Volume 34, Number 4 · March 12, 1987

The Convert

By István Deák
Georg Lukács: Record of a Life—An Autobiographical Sketch
edited by István Eörsi, translated by Rodney Livingstone

Verso Edition, 204 pp., $7.95 (paper)

Georg Lukács and His Generation: 1900–1918
by Mary Gluck

Harvard University Press, 265 pp., $25.00

The Young Lukács
by Lee Congdon

The University of North Carolina Press, 235 pp., $22.50

Georg Lukács: His Life in Pictures and Documents
compiled by Éva Fekete, by Éva Karádi

Corvina Kiadó (Budapest), 265 pp., 100 Ft

Georg Lukács, Karl Mannheim und der Sonntagskreis
edited by Éva Karádi, by Erzsébet Vezér, Translated from the Hungarian by Albrecht Friedrich

Sendler Verlag (Frankfurt), 319 pp., DM32

Georg Lukács: Selected Correspondence, 1902–1920, dialogues with Weber, Simmel, Buber, Mannheim, and Others
selected, edited, translated, and annotated by Judith Marcus, by Zoltán Tar, with an introduction by Zoltán Tar

Columbia University Press, 318 pp., $25.00

In Thomas Mann's The Magic Mountain, Naphta, the fanatical Jewish Jesuit, says of the proletariat: 'Its task is to strike terror into the world for the healing of the world, that man may finally achieve salvation and deliverance and win back the freedom from law and from distinction of classes, and return to his original status as a child of God.'[1] Such a pronouncement, full of deep disenchantment with the human condition and manifesting at once Marxist and mystical leanings, is made to Settembrini, the calm and plodding rationalist.
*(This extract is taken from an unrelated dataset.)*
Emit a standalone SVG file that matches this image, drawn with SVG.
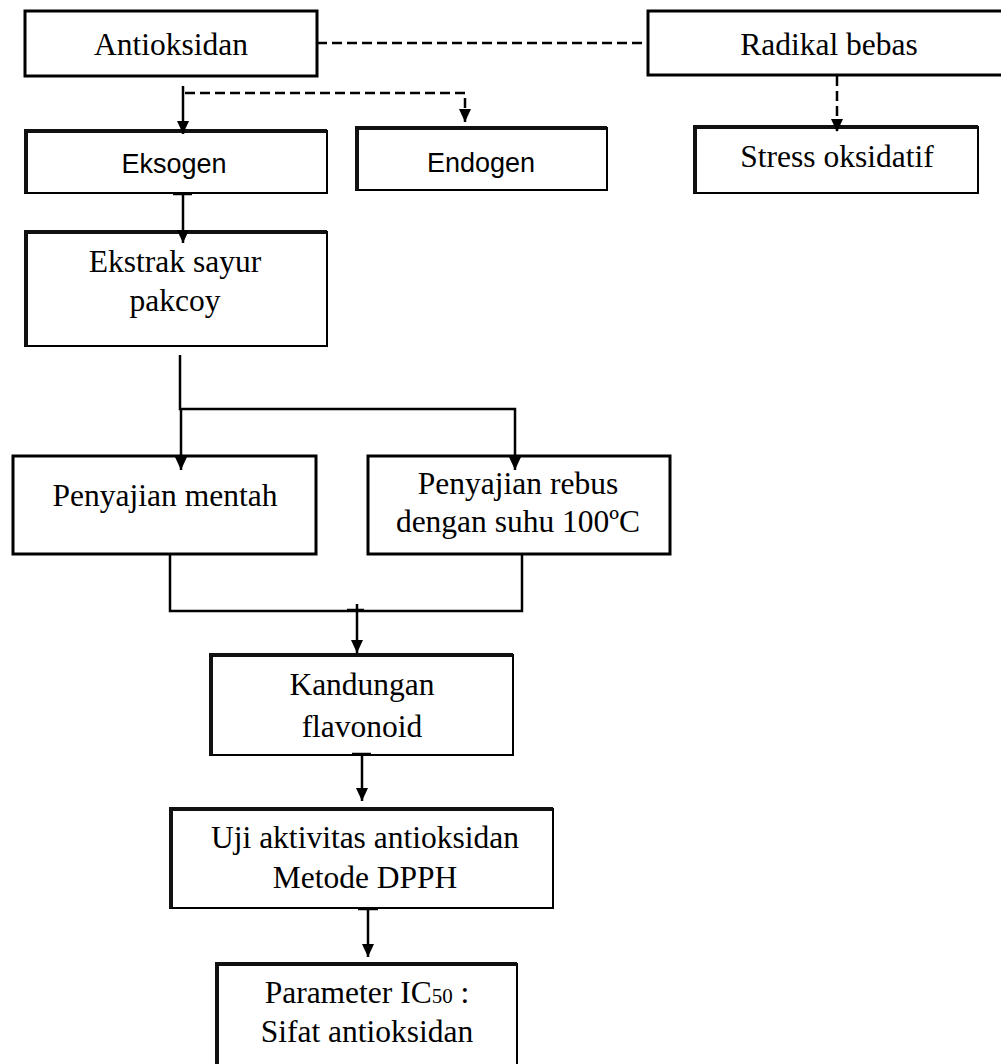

Naphta the atheist, who rejects secularism and paganism, is also Naphta the Christian heretic, who longs for paradise on earth. Having repudiated bourgeois individualism, he has entered the world of a militant religious community that holds to a bewildering orthodoxy, at once—like Naphta himself—seductive and slippery.